Em grande estilo, a Holanda deu a saída. Sem perder a posse de bola, envolveu o time alemão por 53 segundos. Após 14 passes, Johan Cruyff, o camisa 14 do Carrossel, galopou do círculo central até a grande área e só foi parado por Höness. Menos de um minuto de jogo, os alemães nem tinham tocado na bola e os holandeses já faziam 1 a 0, com Neeskens — o primeiro gol de pênalti em uma final de Copa do Mundo. O goleiro Sepp Maier pegou a bola no fundo do gol e os alemães, enfim, tocaram nela.

Neeskens, de pênalti, abre o placar. Nas palavras de Rep, o pensamento nada mecânico da Laranja nos primeiros minutos da decisão: “Queríamos brincar em cima dos alemães”.

Enquanto a Holanda parecia se divertir em campo, a Alemanha Ocidental acordava. Comandada dos pés à cabeça por Beckenbauer, a anfritriã reorganizou sua marcação e travou o Carrossel: Vogts colado em Cruyff, Schwarzenbeck em cima de Rep e Bonhof no ‘cangote’ de Neeskens.

Aos 25min, foi a vez dos alemães caírem na área. Hölzenbein driblou três marcadores e se jogou na chegada de Jansen. O árbitro inglês, John Taylor, também caiu: na dele. Breitner cobrou no canto e converteu o segundo pênalti da decisão. Jongbloed nem se mexeu. Mais tarde, o próprio árbitro reconheceu o erro.

Com a Laranja emperrada, a seleção alemã engrenou. Bonhof subiu pela direita — o lado esquerdo era o mais fraco da Holanda — e cruzou para Müller. O passe foi forte e o atacante dominou mal. A bola quicou e, com o efeito, voltou a tempo de Müller conseguir fazer o arremate. A dois minutos do intervalo, a Alemanha Ocidental estava na frente.

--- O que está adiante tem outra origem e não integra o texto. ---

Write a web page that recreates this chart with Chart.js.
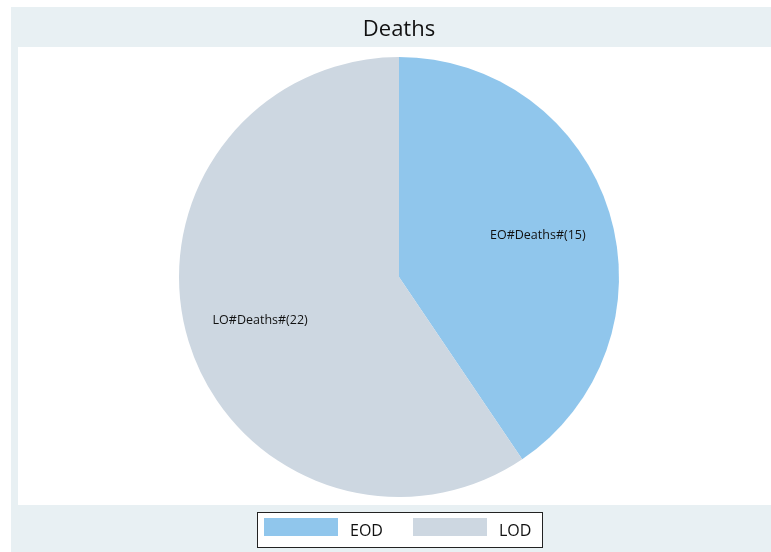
<!DOCTYPE html>
<html>
<head>
<meta charset="utf-8">
<script src="https://cdn.jsdelivr.net/npm/chart.js@4/dist/chart.umd.min.js"></script>
<style>
  html, body { margin: 0; padding: 0; background: #fff; }
  #wrap { width: 771px; height: 552px; position: relative; }
</style>
</head>
<body>
<div id="wrap"><canvas id="deathsChart"></canvas></div>
<script>
// ── Data ─────────────────────────────────────────────
const titleText   = 'Deaths';
const categories  = ['EOD', 'LOD'];
const sliceLabels = ['EO#Deaths#(15)', 'LO#Deaths#(22)'];
const deaths      = [15, 22];
const colors      = ['#90c6ec', '#cdd7e1'];

// ── Frame, title, slice labels and boxed legend ─────
const stataFrame = {
  id: 'stataFrame',
  beforeDraw(chart) {
    const ctx = chart.ctx;
    ctx.save();
    ctx.fillStyle = '#ffffff';
    ctx.fillRect(0, 0, chart.width, chart.height);
    ctx.fillStyle = '#e8f0f3';
    ctx.fillRect(11, 7, chart.width - 11, chart.height - 7);
    ctx.fillStyle = '#ffffff';
    ctx.fillRect(18, 47, chart.width - 18, 458);
    ctx.restore();
  },
  afterDraw(chart) {
    const ctx = chart.ctx;
    ctx.save();
    // title
    ctx.fillStyle = '#111';
    ctx.font = '22px "Open Sans", sans-serif';
    ctx.textAlign = 'center';
    ctx.textBaseline = 'middle';
    ctx.fillText(titleText, 399, 30);

    // slice labels at 2/3 radius along mid angle
    ctx.font = '12.5px "Open Sans", sans-serif';
    chart.getDatasetMeta(0).data.forEach((arc, i) => {
      const mid = (arc.startAngle + arc.endAngle) / 2;
      const r = arc.outerRadius * 0.66;
      ctx.fillText(sliceLabels[i], arc.x + Math.cos(mid) * r, arc.y + Math.sin(mid) * r + 1);
    });

    // legend
    ctx.fillStyle = '#ffffff';
    ctx.fillRect(257.5, 512.5, 285, 35);
    ctx.strokeStyle = '#222';
    ctx.lineWidth = 1;
    ctx.strokeRect(257.5, 512.5, 285, 35);
    ctx.font = '16px "Open Sans", sans-serif';
    ctx.textAlign = 'left';
    categories.forEach((c, i) => {
      const x0 = 264 + i * 149;
      ctx.fillStyle = colors[i];
      ctx.fillRect(x0, 518, 74, 18);
      ctx.fillStyle = '#111';
      ctx.fillText(c, x0 + 86, 531);
    });
    ctx.restore();
  }
};

new Chart(document.getElementById('deathsChart'), {
  type: 'pie',
  data: {
    labels: categories,
    datasets: [{
      data: deaths,
      backgroundColor: colors,
      borderWidth: 0
    }]
  },
  options: {
    responsive: true,
    maintainAspectRatio: false,
    animation: false,
    layout: { padding: { top: 57, bottom: 55, left: 27, right: 0 } },
    plugins: {
      legend: { display: false },
      tooltip: { enabled: false },
      title: { display: false }
    }
  },
  plugins: [stataFrame]
});
</script>
</body>
</html>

Müller comemora seu 14° gol em Copas do Mundo. Naquele instante, o alemão superava o francês Just Fontaine como o maior artilheiro da história dos Mundiais.

O futebol dinâmico e envolvente da Holanda apareceu no segundo tempo. Mas a Laranja não contava com o muro de Munique: o alemão Sepp Maier. Eleito o melhor goleiro de 70, Maier ganhou o apelido de “O Gato” depois das impressionantes defesas na final de 74. Vivendo de contra-ataques, os alemães ainda chegaram a marcar mais um, mas o árbitro inglês anulou o gol, alegando impedimento — inexistente — de Müller.

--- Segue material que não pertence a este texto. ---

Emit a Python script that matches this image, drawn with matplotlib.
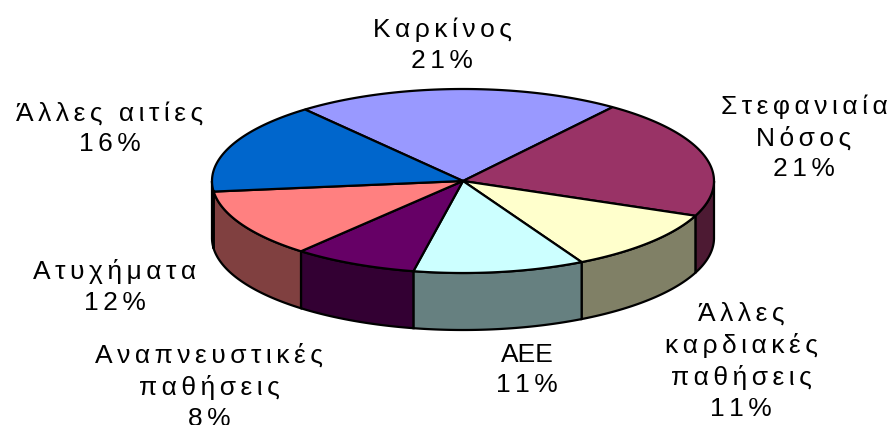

Ao final do jogo, a Alemanha Ocidental provou toda a sua capacidade de superação. 20 anos depois de surpreender o mundo e a Hungria, os alemães, mais uma vez, derrotavam os favoritos numa final de Copa do Mundo. Um time não tão brilhante como a Holanda, é verdade, mas dotado de uma aplicação tática indiscutível.

O capitão Franz Beckenbauer com a taça (e o técnico Helmut Schön tentando tirá-la dele): o homem que revolucionou o papel de líbero.

Dos gramados para os livros, a Holanda entrou para a história. Depois da Copa, Johan Cruyff declarou que não havia nascido para perder e jurou nunca mais disputar outro Mundial. E assim fez. Na história das Copas do Mundo, Johan Cruyff foi protagonista de um capítulo só.

Johan Cruyff: o craque azedo da Laranja. Depois da rápida popularidade adquirida na Copa de 74, alguns jogadores da Holanda, como Cruyff, passaram a cobrar para dar autógrafos.